Holding: Although the parties’ condominium community was developed before the N.C. Planned Community Act was enacted, the Act nevertheless gives the defendant-homeowners association authority to fine plaintiff for violating restrictive covenants concerning door color.
We affirm the trial court’s dismissal without prejudice of plaintiff’s claims for declaratory and injunctive relief.
Plaintiff knew when she bought her condominium that it was subject to restrictive covenants. She read the rule pertaining to unit doors: “Exterior front doors are to be ‘4100 Five Oaks brown” as approved by the board of directors. All front doors are to be uniform in color.”
Nevertheless, without seeking architectural approval, plaintiff installed a glass front door on her condominium unit.
After notice and a hearing, the homeowners’ association board found plaintiff’s door to be noncompliant with the restrictive covenants, by-laws and rules. As permitted by the by-laws, rules and regulations, the board subjected plaintiff to a fine of $20 per day until she remedied the violation.
The fine began to run on Feb. 20, 2011. Plaintiff has still not installed a conforming door, nor has she paid the fines. Instead, she commenced this action for declaratory and injunctive relief. The trial court dismissed her action without prejudice.
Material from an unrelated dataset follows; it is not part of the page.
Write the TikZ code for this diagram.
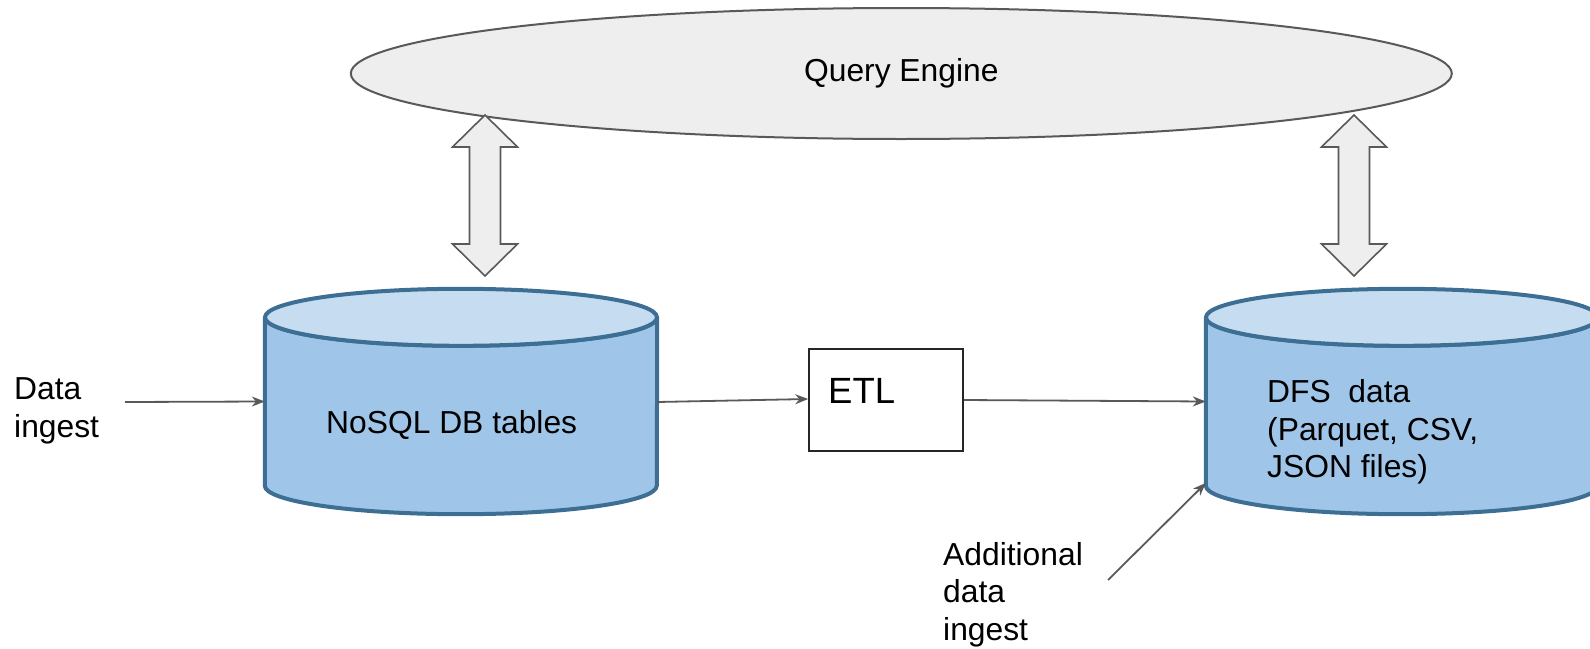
\documentclass[tikz,border=0pt]{standalone}
\usepackage{fontspec}
\setmainfont{Liberation Sans}
\usetikzlibrary{arrows.meta,shapes.geometric}

\definecolor{dbedge}{HTML}{3D6E93}
\definecolor{dbside}{HTML}{9FC5E8}
\definecolor{dbtop}{HTML}{C6DCF0}
\definecolor{ink}{HTML}{595959}
\definecolor{pale}{HTML}{EEEEEE}

\tikzset{
  lbl/.style={font=\fontsize{31.8}{37.5}\selectfont, inner sep=0pt, align=left},
  flow/.style={draw=ink, line width=1.8pt, -{Stealth[length=13pt,width=10pt]}},
  dbline/.style={draw=dbedge, line width=4pt, line join=round},
  dbframe/.style={minimum width=392pt, minimum height=225pt, inner sep=0pt},
  etlbox/.style={draw=black!85, line width=1.6pt, minimum width=154pt, minimum height=102pt, inner sep=0pt},
  bigarrow/.style={draw=ink, fill=pale, line width=1.6pt, line join=miter},
  pics/updown/.style={code={
    \path[bigarrow] (0,-80.5) -- (32.5,-48.5) -- (15.5,-48.5) -- (15.5,48.5)
      -- (32.5,48.5) -- (0,80.5) -- (-32.5,48.5) -- (-15.5,48.5)
      -- (-15.5,-48.5) -- (-32.5,-48.5) -- cycle;
  }}
}

% a drum-shaped database drawn over the frame of the named node
\newcommand\dbdrum[1]{%
  \path[dbline, fill=dbside]
    ([yshift=-28.5pt]#1.north west) -- ([yshift=28.5pt]#1.south west)
    arc[start angle=180, end angle=360, x radius=196pt, y radius=28.5pt]
    -- ([yshift=-28.5pt]#1.north east)
    arc[start angle=0, end angle=-180, x radius=196pt, y radius=28.5pt] -- cycle;
  \path[dbline, fill=dbtop] ([yshift=-28.5pt]#1.north)
    ellipse[x radius=196pt, y radius=28.5pt];
}

\begin{document}
\begin{tikzpicture}[x=1pt, y=-1pt]
  \useasboundingbox (0,0) rectangle (1590,648);
  \clip (0,0) rectangle (1590,648);

  % query engine
  \node[ellipse, draw=ink, fill=pale, line width=2pt, minimum width=1101pt,
        minimum height=131pt, inner sep=0pt, lbl] (qe) at (901.3,73.5) {Query Engine};

  % data stores
  \node[dbframe] (nosql) at (461,401.5) {};
  \dbdrum{nosql}
  \node[dbframe] (dfs) at (1402,401.5) {};
  \dbdrum{dfs}

  \node[lbl, anchor=base west] (nosqltext) at (326,433) {NoSQL DB tables};
  \node[lbl, anchor=north west] (dfstext) at (1267,379.5) {DFS\ \ data\\(Parquet, CSV,\\JSON files)};

  % two-way links to the query engine
  \pic (qlink1) at (485,195.5) {updown};
  \pic (qlink2) at (1354,195.5) {updown};

  % ETL step
  \node[etlbox] (etl) at (886,400) {};
  \node[inner sep=0pt, font=\fontsize{36.5}{43}\selectfont, anchor=base west] (etltext) at (828,403) {ETL};

  % ingest labels
  \node[lbl, anchor=north west] (ingest) at (14,377.8) {Data\\ingest};
  \node[lbl, anchor=north west] (addingest) at (943,542) {Additional\\data\\ingest};
  \coordinate (ingestin) at (125,402);
  \coordinate (addin) at (1108,580);

  % connectors
  \draw[flow] (ingestin) -- (nosql.west);
  \draw[flow] ([yshift=-0.5pt]nosql.east) -- ([yshift=1pt]etl.west);
  \draw[flow] (etl.east) -- (dfs.west);
  \draw[flow] (addin) -- ([yshift=-81.5pt]dfs.west);
\end{tikzpicture}
\end{document}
Given plaintiff’s admitted knowledge of the restrictive covenants and rules and regulations prior to her installation of the glass door, plaintiff’s claim that defendants interfered with the quiet enjoyment of her property fails to state a claim for which relief can be granted.
Even though the restrictive covenants and by-laws do not specifically provide the board with the authority to fine homeowners for violations, the board has such authority under the N.C. Planned Community Act. This court has examined the constitutionality of G.S. § 47F-3-102(l2) and determined that its retroactive application allowing homeowners associations to impose fines does not violate the contract clause of the U.S. Constitution.
The parties’ community came into existence in December 1975, and its articles of incorporation and declaration do not say that G.S. § 47F-3-102 does not apply.
Additionally, the events in question occurred in 2006, well after Jan. 1, 1999. Thus, under G.S. § 47F-3-102, the board has the authority to “impose reasonable fines … for reasonable violations of the declaration, bylaws, and rules and regulations of the association.”
The rules and regulations which plaintiff admitted to reading clearly state that the homeowners’ association can fine homeowners $20 per day for a violation of the restrictive covenants and rules. Thus, defendants had the authority to fine plaintiff for her violation of the covenants and rules, her complaint was properly dismissed.